The source article goes on to cite various credible scientific sources, which raise the credibility of this assertion. Unfortunately, most of their links have gone bad, which makes it harder to check the background science.

This caffeine level table from Mayo Clinic does indicate slightly different levels, but that is likely to be a result of different brewing details across tea types rather than fundamental to the tea plant itself.


There are two factors that matter: the duration of steeping, and to a lesser extent, which portions of the tea plant are used.

In Japan, most people brew Japanese green tea for a matter of seconds, unless they are brewing a tea like gyokuro that has better results with a low-temperature steeping.

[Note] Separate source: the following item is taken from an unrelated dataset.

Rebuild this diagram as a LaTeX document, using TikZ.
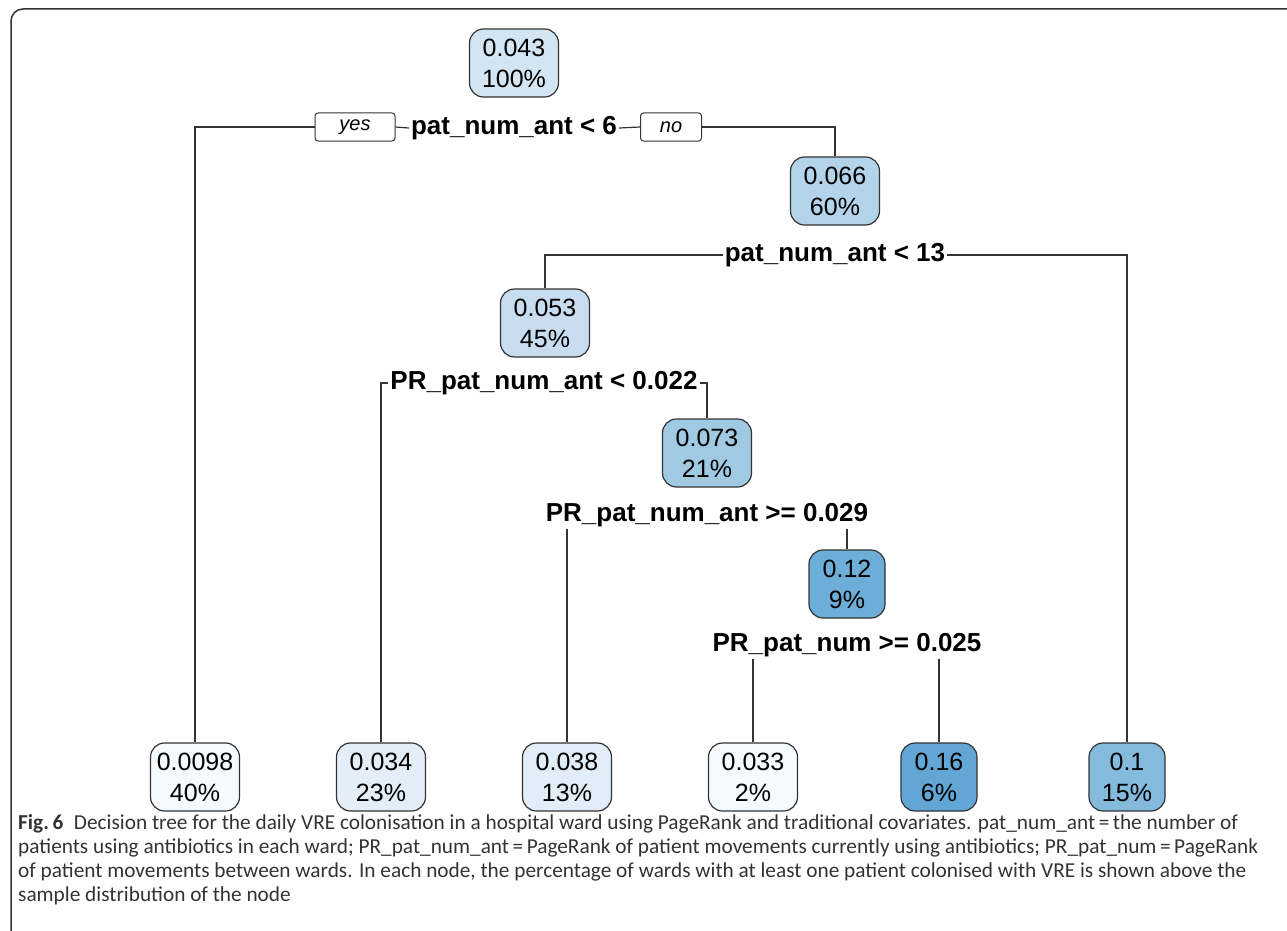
\documentclass[tikz,border=0pt]{standalone}
\usepackage{fontspec}
\setmainfont{Liberation Sans}
\newfontfamily\capfont{Carlito}
\usetikzlibrary{positioning}

\definecolor{pale}{HTML}{F5FAFE}
\definecolor{c034}{HTML}{E3EEF8}
\definecolor{c038}{HTML}{E1EDF8}
\definecolor{c043}{HTML}{D3E4F3}
\definecolor{c053}{HTML}{C8DCF0}
\definecolor{c066}{HTML}{B3D3EA}
\definecolor{c073}{HTML}{9FCAE2}
\definecolor{c010}{HTML}{84BBDD}
\definecolor{c012}{HTML}{6CAED7}
\definecolor{c016}{HTML}{62A6D5}
\definecolor{edge}{HTML}{333333}

\begin{document}
\begin{tikzpicture}[x=1pt, y=-1pt,
      leaf/.style={rectangle, rounded corners=14pt, draw=edge, line width=1.2pt, align=center,
        minimum width=76pt, minimum height=68pt, inner xsep=6pt, inner ysep=4pt,
        font=\fontsize{25}{31}\selectfont},
      wide/.style={leaf, minimum width=89pt},
      split/.style={inner sep=2pt, font=\fontsize{26}{30}\selectfont\bfseries},
      tag/.style={rectangle, rounded corners=3pt, draw=edge, line width=1pt, fill=white,
        minimum height=28pt, inner sep=1pt, font=\fontsize{20}{24}\selectfont\itshape},
      capline/.style={anchor=base west, inner sep=0pt, text=black!80, font=\capfont\fontsize{21.3}{24}\selectfont}]

      \useasboundingbox (0,0) rectangle (1287,931);

      % frame
      \draw[edge, line width=1.5pt, rounded corners=12pt] (11,931) -- (11,9) -- (1287,9);

      % inner nodes
      \node[wide, fill=c043] (root) at (514,63) {0.043\\100\%};
      \node[wide, fill=c066] (n066) at (835,191) {0.066\\60\%};
      \node[wide, fill=c053] (n053) at (545,323) {0.053\\45\%};
      \node[wide, fill=c073] (n073) at (707,453) {0.073\\21\%};
      \node[leaf, fill=c012] (n012) at (847,584) {0.12\\9\%};

      % leaves
      \node[wide, fill=pale] (l0098) at (195,777) {0.0098\\40\%};
      \node[wide, fill=c034] (l034) at (381,777) {0.034\\23\%};
      \node[wide, fill=c038] (l038) at (567,777) {0.038\\13\%};
      \node[wide, fill=pale] (l033) at (753,777) {0.033\\2\%};
      \node[leaf, fill=c016] (l016) at (939,777) {0.16\\6\%};
      \node[leaf, fill=c010] (l010) at (1127,777) {0.1\\15\%};

      % splits
      \node[split] (s1) at (514,128) {pat\_num\_ant < 6};
      \node[tag, minimum width=80pt] (yes) at (355,127) {yes};
      \node[tag, minimum width=61pt] (no) at (671,127) {no};
      \node[split] (s2) at (835,255) {pat\_num\_ant < 13};
      \node[split] (s3) at (544,383) {PR\_pat\_num\_ant < 0.022};
      \node[split] (s4) at (707,515) {PR\_pat\_num\_ant >= 0.029};
      \node[split] (s5) at (847,645) {PR\_pat\_num >= 0.025};

      % Edges
      \begin{scope}[edge, line width=1.2pt]
        \draw (yes.west) -| (l0098.north);
        \draw (s1.west) -- (yes.east);
        \draw (s1.east) -- (no.west);
        \draw (no.east) -| (n066.north);
        \draw (s2.west) -| (n053.north);
        \draw (s2.east) -| (l010.north);
        \draw (s3.west) -| (l034.north);
        \draw (s3.east) -| (n073.north);
        \draw (s4.south -| l038.north) -- (l038.north);
        \draw (s4.south -| n012.north) -- (n012.north);
        \draw (s5.south -| l033.north) -- (l033.north);
        \draw (s5.south -| l016.north) -- (l016.north);
      \end{scope}

      % Caption
      \node[capline] (cap1) at (18,829) {\textbf{Fig.\,6}\enspace Decision tree for the daily VRE colonisation in a hospital ward using PageRank and traditional covariates. pat\_num\_ant\,=\,the number of};
      \node[capline] (cap2) at (18,853) {patients using antibiotics in each ward; PR\_pat\_num\_ant\,=\,PageRank of patient movements currently using antibiotics; PR\_pat\_num\,=\,PageRank};
      \node[capline] (cap3) at (18,877) {of patient movements between wards. In each node, the percentage of wards with at least one patient colonised with VRE is shown above the};
      \node[capline] (cap4) at (18,901) {sample distribution of the node};
    \end{tikzpicture}
\end{document}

Oolongs also tend to have a shorter infusion time than black teas if prepared by oolong enthusiasts, though generally longer than green tea. In contrast, most Americans and Europeans steep black teas for on the order of 1-5 minutes, depending on whether they are using a typical dusty teabag or a tea with mostly unbroken leaves. In practice, these brewing differences make up the largest difference in caffeine content.

However, there are certain varieties of teas which have a lower content mostly because they use different parts of the tea plant. Kukicha, for example, tends to have a lower caffeine content even with a longer infusion time because it consists mainly of leaf stems and twigs, which apparently have lower caffeine content than the leaves.


There seems to be no well-understood correlation between the level of caffeine in tea and the type, processing, or brewing. Actual data seems hard to get hold of, because measuring the caffeine content of a cup of tea requires expensive laboratory equipment.

Tea: history, terroirs, varieties by Gascoyne, Marchand, Desharnais and Americi (Firefly Books, 2011, translated from the 2009 French original) reports on the caffeine concentration of 35 different teas, measured by liquid chromatography. 5g of tea was brewed using temperature appropriate for the type of tea. The brewing times all seem quite long (3.5 to 6 minutes). The results are all over the place: 58mg of caffeine per cup for a First Flush Darjeeling (nominally black), 50mg for the (green) Xue Ya and Tai Ping Hou Kui, 49mg for a Bai Hao wulong, 48mg for a (green) Sencha, down to 12mg for a Tie Guan Yin wulong and another Sencha, with Yerba mate (not a tea) at 18mg, an Assam (black) at 22mg, and a white "Bai Mu Dan Wang" at 39mg.

The top caffeine content reported was actually an outlier. This was 126mg, using only 1.5g of Matcha that had been infused for only 30 seconds at 75°C (167°F). Perhaps this indicates that powdered tea has more caffeine than other types, but I would hesitate to draw any other conclusions without a lot of further study.